# Juvi tarpon-bradenton



## resin_head (Jun 1, 2016)

i use to live off warners bayou and catch them off my dock. it was random, so i can't remember what time of year it was. my dad and a friend stocked a pond with them. biggest one i caught was around 70lbs. give robinson's preserve a try. i know they get up in the creeks up there.


----------



## Jfack (Nov 2, 2014)

resin_head said:


> i use to live off warners bayou and catch them off my dock. it was random, so i can't remember what time of year it was. my dad and a friend stocked a pond with them. biggest one i caught was around 70lbs. give robinson's preserve a try. i know they get up in the creeks up there.


Thanks man I'll give it a shot.


----------



## duppyzafari (Jul 9, 2015)

Robinson's Preserve is tough because of the traffic, but the Juvy Poon are definitely there. You'll see them rolling in the pond in the early mornings. I've seen pictures of small tarpon and huge snook taken on bait, but I've only caught micro snook and snapper on fly, back there. 

Either way, it's an incredibly beautiful paddle.


----------



## Jfack (Nov 2, 2014)

duppyzafari said:


> Robinson's Preserve is tough because of the traffic, but the Juvy Poon are definitely there. You'll see them rolling in the pond in the early mornings. I've seen pictures of small tarpon and huge snook taken on bait, but I've only caught micro snook and snapper on fly, back there.
> 
> Either way, it's an incredibly beautiful paddle.
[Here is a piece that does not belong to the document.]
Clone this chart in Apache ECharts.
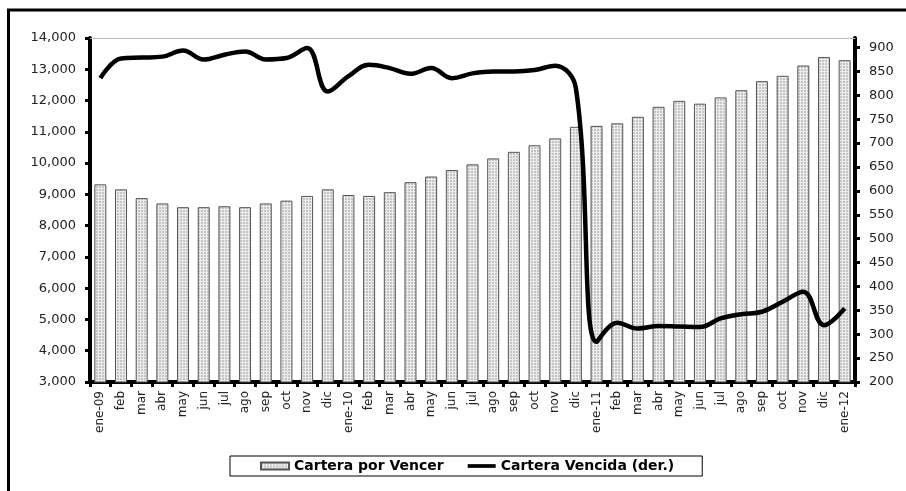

Will for sure check it out. is winter a better time for around there or do they hold them year round? Im looking to get one on fly mainly. Ive caught everything I've wanted so far on flies I've tied besides tarpon.


----------



## duppyzafari (Jul 9, 2015)

Jfack said:


> Will for sure check it out. is winter a better time for around there or do they hold them year round? Im looking to get one on fly mainly. Ive caught everything I've wanted so far on flies I've tied besides tarpon.


I've heard that they're more active in the fall and early winter, but so are the tourists, jumping into the water and splashing around, which isn't conducive to delicate fly presentation. 

Backwater can surely lend some guidance here, as well. I'll message him to post in the thread - he's lived here in Bradenton for years.


----------